With the steady rise in global air temperatures, concerns about future water availability are emerging. During summer, the situation could become critical, especially for regions with limited precipitation. This is because an earlier onset of the melting season will cause the winter snowpack to deplete early in the year, and because the total amount of ice melt is expected to decline considerably due to glacier retreat.
People outside the specialists’ community often approach us with the question: ‘Could it happen that glaciers start to re-advance one day?’ Our usual answer is that yes, glaciers will almost certainly re-advance one day, but that this is likely to be so far into the future to be of hardly any relevance to us. The initiation of a new ice age would require a massively lower greenhouse gas concentration in the atmosphere, and a recent study suggests that anthropogenic emissions will prevent a new glaciation for the next 50,000 years at least. Current glacier extents are so far out of balance with present climate that even if global air temperatures would be stabilised immediately – a highly unrealistic scenario – glaciers would continue to retreat for large parts of the 21st century.

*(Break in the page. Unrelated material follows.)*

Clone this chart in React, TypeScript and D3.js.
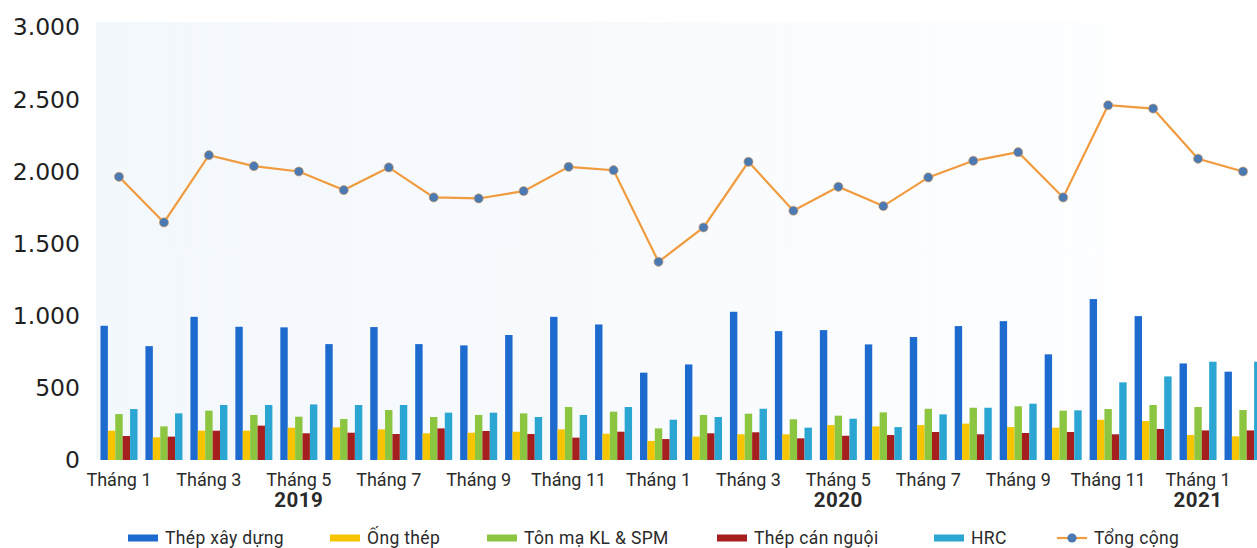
import React from "react";
import * as d3 from "d3";

// Monthly steel sales (thousand tonnes), Jan 2019 – Feb 2021
const months = [
  "Tháng 1", "Tháng 2", "Tháng 3", "Tháng 4", "Tháng 5", "Tháng 6",
  "Tháng 7", "Tháng 8", "Tháng 9", "Tháng 10", "Tháng 11", "Tháng 12",
  "Tháng 1", "Tháng 2", "Tháng 3", "Tháng 4", "Tháng 5", "Tháng 6",
  "Tháng 7", "Tháng 8", "Tháng 9", "Tháng 10", "Tháng 11", "Tháng 12",
  "Tháng 1", "Tháng 2",
];

// Year captions and the month index they sit under
const yearLabels = ["2019", "2020", "2021"];
const yearAnchors = [4, 16, 24];

const thepXayDung = [930, 789, 992, 923, 919, 803, 921, 803, 794, 866, 992, 939, 605, 662, 1027, 893, 900, 801, 852, 928, 962, 732, 1115, 997, 669, 612];
const ongThep = [203, 157, 203, 203, 224, 226, 212, 185, 189, 196, 212, 182, 132, 162, 178, 178, 242, 233, 242, 252, 228, 224, 279, 270, 173, 164];
const tonMa = [318, 233, 342, 312, 300, 284, 346, 298, 312, 323, 367, 335, 219, 312, 321, 282, 307, 330, 355, 362, 372, 342, 353, 381, 367, 346];
const thepCanNguoi = [166, 162, 203, 238, 185, 189, 180, 219, 201, 180, 155, 196, 145, 185, 192, 150, 168, 173, 194, 178, 187, 194, 178, 215, 205, 205];
const hrc = [353, 323, 381, 381, 385, 381, 381, 328, 328, 298, 312, 367, 279, 298, 355, 224, 286, 228, 316, 362, 390, 344, 538, 579, 681, 681];
const tongCong = [1962, 1646, 2112, 2036, 1999, 1870, 2027, 1819, 1812, 1863, 2031, 2008, 1373, 1611, 2066, 1727, 1893, 1759, 1958, 2073, 2133, 1819, 2458, 2435, 2087, 1999];

const yTicks = [0, 500, 1000, 1500, 2000, 2500, 3000];

const seriesNames = ["Thép xây dựng", "Ống thép", "Tôn mạ KL & SPM", "Thép cán nguội", "HRC"];
const seriesValues = [thepXayDung, ongThep, tonMa, thepCanNguoi, hrc];
const seriesColors = ["#1e6bcf", "#f7c500", "#8cc53f", "#a41f1d", "#2ba6d2"];
const totalName = "Tổng cộng";
const lineColor = "#f09b3e";
const dotColor = "#4b79b2";

const W = 1257;
const H = 548;
const FONT = "Roboto, 'Open Sans', sans-serif";
const AXIS_FONT = "'DejaVu Sans', Roboto, sans-serif";

const fmt = (v: number) => d3.format(",")(v).replace(/,/g, ".");

export default function App() {
  const x = d3.scalePoint<number>()
    .domain(d3.range(months.length))
    .range([96.5, 1265.5])
    .padding(0.5);

  const groupWidth = 37;
  const inner = d3.scaleBand<number>()
    .domain(d3.range(seriesNames.length))
    .range([-groupWidth / 2, groupWidth / 2])
    .padding(0);

  const y = d3.scaleLinear().domain([0, 3000]).range([460, 27]);

  const line = d3.line<number>()
    .x((_, i) => x(i) as number)
    .y((d) => y(d));

  // legend layout
  const legendY = 538;
  const legendX = [128, 330, 487, 717, 934];
  const legendLineX = 1057;

  return (
    <svg
      width={W}
      height={H}
      style={{ position: "absolute", left: 0, top: 0, background: "#ffffff" }}
      fontFamily={FONT}
    >
      <defs>
        <linearGradient id="plotBg" x1="0" x2="1" y1="0" y2="0">
          <stop offset="0" stopColor="#f3f8fc" />
          <stop offset="0.55" stopColor="#f9fbfe" />
          <stop offset="1" stopColor="#ffffff" />
        </linearGradient>
      </defs>
      <rect x={96} y={22} width={W - 96} height={438} fill="url(#plotBg)" />

      {/* y axis labels */}
      {yTicks.map((t) => (
        <text
          key={t}
          x={80}
          y={y(t)}
          dy="0.36em"
          textAnchor="end"
          fontSize={23.5}
          fontFamily={AXIS_FONT}
          fill="#1f1f1f"
        >
          {fmt(t)}
        </text>
      ))}

      {/* bars */}
      {seriesValues.map((vals, s) => (
        <g key={s} fill={seriesColors[s]}>
          {vals.map((v, i) => (
            <rect
              key={i}
              x={(x(i) as number) + (inner(s) as number)}
              y={y(v)}
              width={inner.bandwidth()}
              height={y(0) - y(v)}
            />
          ))}
        </g>
      ))}

      {/* total line */}
      <path d={line(tongCong) || ""} fill="none" stroke={lineColor} strokeWidth={2.2} />
      {tongCong.map((v, i) => (
        <circle key={i} cx={x(i) as number} cy={y(v)} r={4.6} fill={dotColor} stroke="#e9a15a" strokeWidth={0.6} />
      ))}

      {/* month labels */}
      {months.map((m, i) =>
        i % 2 === 0 ? (
          <text key={i} x={x(i) as number} y={486} textAnchor="middle" fontSize={18} fill="#2a2a2a">
            {m}
          </text>
        ) : null
      )}

      {/* year labels */}
      {yearLabels.map((yl, k) => (
        <text
          key={yl}
          x={x(yearAnchors[k]) as number}
          y={507}
          textAnchor="middle"
          fontSize={20.5}
          fontWeight={700}
          letterSpacing={0.5}
          fill="#2a2a2a"
        >
          {yl}
        </text>
      ))}

      {/* legend */}
      {seriesNames.map((n, s) => (
        <g key={n}>
          <rect x={legendX[s]} y={legendY - 3.5} width={30} height={7} fill={seriesColors[s]} />
          <text x={legendX[s] + 37} y={legendY + 6} fontSize={17.5} letterSpacing={0.35} fill="#2a2a2a">
            {n}
          </text>
        </g>
      ))}
      <g>
        <line x1={legendLineX} x2={legendLineX + 30} y1={legendY} y2={legendY} stroke={lineColor} strokeWidth={2.2} />
        <circle cx={legendLineX + 15} cy={legendY} r={4.6} fill={dotColor} />
        <text x={legendLineX + 37} y={legendY + 6} fontSize={17.5} letterSpacing={0.35} fill="#2a2a2a">
          {totalName}
        </text>
      </g>
    </svg>
  );
}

If glacier retreat and its negative consequences are inevitable over the foreseeable future, one may want to ask whether the expected effects could at least be mitigated. In our most recent publication, we addressed this question, and assessed how much of the impact that glacier retreat has on water availability could be offset through a technical solution.
Our basic idea was quite simple: As glacier models predict increasing runoff during winter and spring, we investigated if this additional water could compensate for the water loss expected during summer. Additionally, we assessed whether the construction of new artificial dams, virtually placed at the snout of today’s receding glaciers, would be sufficient for seasonally transferring the water volume. We focused on the Alps, the ‘water tower’ of Europe.
The main result was that the proposed strategy could offset as much as two thirds of the expected changes in summer water availability, and that the potentially installable artificial storage volume is largely in excess of the required one.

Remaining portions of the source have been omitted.